Military units also should be more expendable so the player could not conquer the whole world with his initial army of 5 units. This means more fragile, easy to die. There should be situations where the player have to sacrifice units (maybe even elite) to achieve tactical goals.

Rubber bands

Civ needs more "rubber bands". Currently there are only tiny tech discounts and espionage which is limited to midgame, when runaways dont have anti-espionage buildings yet. But even if there was a powerful mechanic like tech diffusion (actually there is a mod by Afforess), that still was not enough.

My idea is investment - trade routes to backwards civs are more profitable than to same level ones for the owner, and the destination civ gets even more. E.g. trade route owner receives much gold, and his underdeveloped partner gets alot of production and faster tech acquisition.

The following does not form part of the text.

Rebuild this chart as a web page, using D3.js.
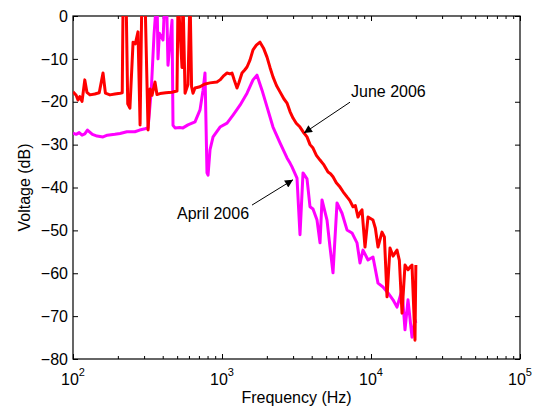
<!DOCTYPE html>
<html>
<head>
<meta charset="utf-8">
<script src="https://cdn.jsdelivr.net/npm/d3@7"></script>
<style>
  body { margin: 0; background: #fff; }
  text { font-family: "Liberation Sans", Arial, Helvetica, sans-serif; }
</style>
</head>
<body>
<div id="chart"></div>
<script>
// June 2006 measurement (red)
var juneFreq = [100, 105, 108, 111, 115, 120, 124, 130, 140, 150, 159, 165, 177, 191, 207, 214,
  217, 227, 233, 241, 253, 262, 273, 282, 290, 304, 319, 329, 339, 355, 366, 384, 420, 460, 499,
  507, 539, 547, 565, 591, 610, 625, 639, 659, 712, 760, 830, 925, 970, 1030, 1081, 1130, 1167,
  1210, 1261, 1300, 1362, 1420, 1472, 1541, 1615, 1700, 1799, 1900, 2005, 2100, 2199, 2320, 2451,
  2600, 2731, 2860, 2996, 3150, 3338, 3550, 3720, 3897, 4081, 4300, 4548, 4800, 5146, 5350, 5559,
  5850, 6194, 6500, 6900, 7200, 7573, 7850, 8181, 8450, 8703, 9115, 9548, 10313, 10700, 11143,
  11852, 12300, 12808, 13414, 14051, 14944, 15500, 16150, 16914, 17714, 18300, 18843, 19740, 20000];
var juneDb = [-17.7, -18.5, -19.6, -18.8, -19.9, -14.9, -17.8, -18.4, -18.2, -17.9, -13.3, -18.0,
  -18.4, -18.2, -18.0, -17.9, 5, 5, -20.5, -21.5, -6.1, -6.5, -3.7, -25.4, 5, 5, -26.6, -17.0,
  -18.5, -15.4, -18.3, -18.1, -17.9, -17.8, -17.5, 5, -12, 5, -18, -16, 5, -16.5, -18, -16.8,
  -16.5, -15.9, -15.6, -15.4, -14.9, -13.9, -13.3, -13.5, -13.3, -15.0, -16.8, -15.5, -13.3,
  -12.6, -11.9, -10.3, -7.9, -6.8, -6.1, -7.5, -9.6, -12.0, -14.2, -16.2, -17.7, -19.3, -20.3,
  -22.3, -23.8, -25.0, -25.9, -27.3, -28.2, -30.0, -30.8, -32.5, -33.6, -34.6, -36.4, -36.8,
  -37.5, -38.9, -39.9, -41.0, -42.2, -43.0, -44.5, -44.2, -46.9, -45.8, -45.2, -53.9, -46.9,
  -47.6, -49.5, -53.9, -50.4, -51.5, -65.5, -54.1, -56.0, -54.6, -57.0, -69.3, -58.1, -59.2,
  -58.5, -58.1, -75.6, -58.1];

// April 2006 measurement (magenta)
var aprilFreq = [100, 105, 110, 115, 120, 125, 135, 145, 159, 170, 191, 207, 230, 260, 280, 304,
  319, 335, 350, 366, 372, 380, 402, 414, 427, 434, 462, 469, 484, 520, 547, 591, 659, 712, 746,
  769, 793, 806, 831, 871, 970, 1081, 1186, 1321, 1472, 1615, 1717, 1856, 2005, 2199, 2451, 2731,
  2861, 2950, 3187, 3338, 3497, 3720, 3897, 4081, 4342, 4548, 4690, 5067, 5307, 5559, 5915, 6390,
  6900, 7457, 8054, 8438, 8838, 9548, 10313, 11143, 12036, 13007, 14051, 14944, 16150, 16914,
  17714, 18843, 19740, 20000];
var aprilDb = [-27.3, -27.6, -27.2, -27.8, -27.5, -26.6, -27.6, -28.0, -28.2, -27.8, -27.6, -27.4,
  -27.0, -27.0, -26.6, -26.3, -26.1, -17.5, -4.2, 5, -10, -4, -5.6, 5, -0.2, -11.5, -1, -25.5,
  -26.1, -26.0, -26.1, -25.4, -24.7, -21.9, -17.3, -13.3, -36.6, -37.1, -31.2, -28.2, -25.9,
  -25.0, -23.1, -20.8, -18.0, -14.9, -13.8, -17.3, -21.2, -25.9, -29.6, -33.1, -34.3, -35.2,
  -37.8, -51.0, -36.6, -38.0, -44.5, -45.0, -47.6, -52.9, -42.9, -47.6, -53.9, -59.9, -43.6,
  -46.0, -49.9, -50.6, -52.9, -57.6, -54.6, -56.9, -56.2, -62.3, -63.2, -64.6, -66.2, -67.9,
  -63.9, -73.2, -66.2, -74.9, -70.9, -71.6];

var xMajor = [100, 1000, 10000, 100000];
var xExp = ["2", "3", "4", "5"];
var yTicks = [0, -10, -20, -30, -40, -50, -60, -70, -80];

// annotations: [label, text freq, text dB, arrow start freq, start dB, tip freq, tip dB]
var notes = [
  ["June 2006", 7340, -18.9, 7230, -20.1, 3550, -27.3],
  ["April 2006", 499, -47.3, 1590, -44.1, 2996, -38.2]
];

var W = 544, H = 410;
var margin = {top: 16, right: 24, bottom: 51, left: 73};
var w = W - margin.left - margin.right;
var h = H - margin.top - margin.bottom;
var fs = "16px";

var svg = d3.select("#chart").append("svg")
  .attr("width", W).attr("height", H);

var defs = svg.append("defs");
defs.append("clipPath").attr("id", "clip")
  .append("rect").attr("width", w).attr("height", h);
defs.append("marker").attr("id", "arrow")
  .attr("viewBox", "0 0 10 10").attr("refX", 10).attr("refY", 5)
  .attr("markerWidth", 11).attr("markerHeight", 8)
  .attr("markerUnits", "userSpaceOnUse")
  .attr("orient", "auto")
  .append("path").attr("d", "M0,0L10,5L0,10z").attr("fill", "#000");

var g = svg.append("g").attr("transform", "translate(" + margin.left + "," + margin.top + ")");

var x = d3.scaleLog().domain([100, 100000]).range([0, w]);
var y = d3.scaleLinear().domain([-80, 0]).range([h, 0]);

var xMinor = [];
[100, 1000, 10000].forEach(function(d) {
  for (var k = 2; k < 10; k++) xMinor.push(d * k);
});

function styleAxis(sel) {
  sel.select(".domain").remove();
  sel.selectAll("line").attr("stroke", "#000");
  sel.selectAll("text").attr("font-size", fs).attr("fill", "#000");
}

// ticks pointing inward on all four sides
g.append("g").attr("transform", "translate(0," + h + ")")
  .call(d3.axisBottom(x).tickValues(xMajor).tickSize(-5).tickFormat(""))
  .call(styleAxis);
g.append("g").attr("transform", "translate(0," + h + ")")
  .call(d3.axisBottom(x).tickValues(xMinor).tickSize(-3).tickFormat(""))
  .call(styleAxis);
g.append("g")
  .call(d3.axisTop(x).tickValues(xMajor).tickSize(-5).tickFormat(""))
  .call(styleAxis);
g.append("g")
  .call(d3.axisTop(x).tickValues(xMinor).tickSize(-3).tickFormat(""))
  .call(styleAxis);
g.append("g")
  .call(d3.axisLeft(y).tickValues(yTicks).tickSize(-5).tickPadding(5)
    .tickFormat(function(d) { return d === 0 ? "0" : "\u2212" + Math.abs(d); }))
  .call(styleAxis);
g.append("g").attr("transform", "translate(" + w + ",0)")
  .call(d3.axisRight(y).tickValues(yTicks).tickSize(-5).tickFormat(""))
  .call(styleAxis);

// x tick labels with superscript exponents
var xl = g.selectAll(".xlab").data(xMajor).enter().append("text")
  .attr("class", "xlab")
  .attr("x", function(d) { return x(d); })
  .attr("y", h + 26)
  .attr("text-anchor", "middle")
  .attr("font-size", fs);
xl.append("tspan").text("10");
xl.append("tspan").attr("dy", -9).attr("font-size", "11px")
  .text(function(d, i) { return xExp[i]; });

// box
g.append("rect").attr("width", w).attr("height", h)
  .attr("fill", "none").attr("stroke", "#000").attr("stroke-width", 1.2);

var line = d3.line()
  .x(function(d) { return x(d[0]); })
  .y(function(d) { return y(d[1]); });

var plot = g.append("g").attr("clip-path", "url(#clip)");
plot.append("path")
  .datum(d3.zip(aprilFreq, aprilDb))
  .attr("d", line)
  .attr("fill", "none").attr("stroke", "#ff00ff")
  .attr("stroke-width", 3).attr("stroke-linejoin", "round");
plot.append("path")
  .datum(d3.zip(juneFreq, juneDb))
  .attr("d", line)
  .attr("fill", "none").attr("stroke", "#ff0000")
  .attr("stroke-width", 3).attr("stroke-linejoin", "round");

// annotations
notes.forEach(function(n) {
  g.append("text")
    .attr("x", x(n[1])).attr("y", y(n[2]))
    .attr("font-size", fs).attr("fill", "#000")
    .text(n[0]);
  g.append("line")
    .attr("x1", x(n[3])).attr("y1", y(n[4]))
    .attr("x2", x(n[5])).attr("y2", y(n[6]))
    .attr("stroke", "#000").attr("stroke-width", 1)
    .attr("marker-end", "url(#arrow)");
});

// axis titles
svg.append("text")
  .attr("x", margin.left + w / 2).attr("y", 403)
  .attr("text-anchor", "middle").attr("font-size", fs)
  .text("Frequency (Hz)");
svg.append("text")
  .attr("transform", "translate(30," + (margin.top + h / 2) + ") rotate(-90)")
  .attr("text-anchor", "middle").attr("font-size", fs)
  .text("Voltage (dB)");
</script>
</body>
</html>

Developed nations could even wage wars for markets, if incoming trade routes were limited.

Tuesday, February 23, 2016

Acceleration

Pollution/revolution mechanic could allow for a sort of trade-off, i.e. the player can develop really fast but in this case deferred effects on enivronment and society arise. So the player would plan when to "accelerate" and how to deal with consequences... It may feel like a driving simulator.

Friday, February 19, 2016

Specialists

I think most of the population should be specialists of some kind, at least after urbanization. Currently most ppl are farmers/miners and its strange and boring.

Among specialist effects there may be % change to yields, e.g. each enigneer provides +10% to production. This would lead to city specialization what civ5 lacks.

Wednesday, February 17, 2016

Sieges

cities should not heal if starving
maybe lose some hp per turn

land units should block nearby terrain from working just like sea units

No starvation in Civ Rev

Bought Civ Rev for my phone today.

Very interesting, theres no starvation.
Really, why to have it if cities only grow, 99.99% of the time.

As for me i always thought it would be cool to lay a siege to actually starve a city to the point it can be taken by assault (its defense ability should drop accordingly).